Wednesday, January 05, 2005

UNIQUE CRUSTACEANS, ANYONE??

UNIQUE CRUSTACEANS, ANYONE??
By: Bro. Geminiano V. Galarosa, Jr.
Dagohoy Lodge No 84
(HM- LL 185, JS 169 and RP 147)



“Adis”, that’s how he is called, is twenty years old, married and father of a two-year-old son. Reaching only the elementary grades and not gainfully employed in a place where employment opportunities are as scarce as the college graduates that the town annually produce, and not having relatives from whom the poor guy (no pun intended) can rely for sustenance, he refused to become a mendicant. To eke out a livelihood, he joined a group of ten young adults, three of them married and the rest still single, who call themselves “Kagang Boys”.

For sure they are not the only gatherers of this kind of crabs. There are also others who have banded themselves together while a few operate solo, in search of this unique denizen of the sea that for ages has been made delicacy of the residents of the area. These food gatherers are also unsure whether there also are gatherers in the other seaside towns of the island of Bohol, but as far as they are concerned, they and the others reach as far as the seashore of the town of Anda some ten kilometers away and even the adjacent barangay of Cogtong of the town of Candijay in search of this unique crabs that forage on the edges of the sea.

The technique is simple. These gatherers just dig into the burrows that these crabs have made their homes on the murky seashore. Armed with a bolo and a pail wherewith to accumulate their catch, they trace the winding recesses beneath the soil which are often hidden by living seashore plants that abound in the area. These plants not only serve as effective camouflage but also as shelter from the blistering heat of the noon-day sun thus serving as ideal habitat to these crustaceans. Their t-shirts naturally are soiled with mud and the entire catching process is not clean but definitely is less obnoxious than the work of the metropolitan “poso negro” boys.

But while the digging procedure may not be difficult as the soil generally is soft, getting the crab out of the hole is not easy, for if the hunter is less careful, he may end out getting bitten on the hand by his prey and hurt himself in the process. And it can put him out of commission for several days to allow the wound to heal.

“Kagang” is a local word for a specie of crabs that is noted for its pungent taste which local residents savor during special gatherings. Last year at the feast day of Saint John the Baptist, for example, the relatives of the missus had an outdoor swimming party at the lion den’s backyard and one of the gourmet’s dish that they served was a cauldron full of cooked “kagangs” that they enjoyed with gusto.

These crawling denizens of the sea are spawn by their mothers in swamplands no different from ordinary crabs called “alimango”, with the young living there until they become adults but upon maturity, would retire to the beaches where foliage abounds boring themselves in soft marshy grasslands. It is not uncommon for these crustaceans to occupy holes previously used but later vacated by others, but once inside, would create apartment-like passageways that make it impossible for enemies, hunters included, to locate them. A primary requirement for habitability is its coolness and the softness of the soil to make burrowing easy.

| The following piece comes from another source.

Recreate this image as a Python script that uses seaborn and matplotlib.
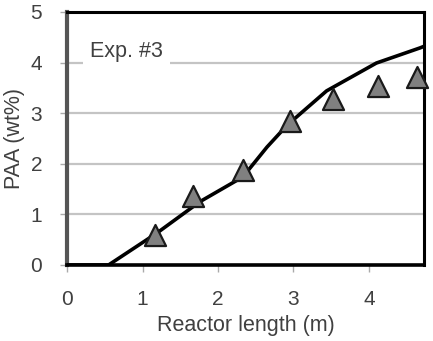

It reaches maturity when it has reaches the size of about 120 grams, which means that eight pieces will weigh a kilo. At adulthood it is no bigger than the standard computer mouse that you use. Like the ordinary crabs and shrimps that are members of the crustacean specie, it is a scavenger that preys on dead faunas to survive.


Its form, like the lodge and the “alimango” is oblong. Its pincher arm is big for its size, which makes its flesh a favorite piece to savor. A kilo costs from thirty-five to forty pesos such that three kilos would generally cost the customer a hundred bucks, which incidentally, is the average daily catch of a gatherer, as generally, these hunters would only do their job during the early morning hours or late in the afternoon when the sun is not radiating its blistering rays

Not sold in the market, connoisseurs would order this crustacean several days in advance and allow it to live for a week to excrete the food it has taken before it is cooked. It is best savored when cooked with coconut milk, pepper, garlic and other spices added to the soup and is said to add to man’s virile sexuality. A local resident who is older than this writer said that this food delicacy is unique in the place- he has already tasted it during his younger days which means that has enjoyed it even before the war years, the second world war, that is. A missionary priest was said to order two kilos weekly without fail until he was transferred by his superiors to far-away Africa, of course, not because of these crabs but because his calling demanded that his presence be there in the place where black people live instead of eating weekly the crawling black inhabitants of the sea. Even the missus said that she was told this delicacy was a special favorite of her great grandmother. But there is no way to check this out; the old woman has been long dead long before the missus was born fifty four years ago!

If someday you would chance to be in Bohol like VW Rosauro “Boy” Rosales who sometimes visit his kin both in Buenavista town and at Tagbilaran City you might dare seek out this exotic food. But personally, I won’t. My conservative taste won’t allow me to taste not even the devilfish, sharks, dolphins and whalesharks and even man’s favorite pet called DOG!!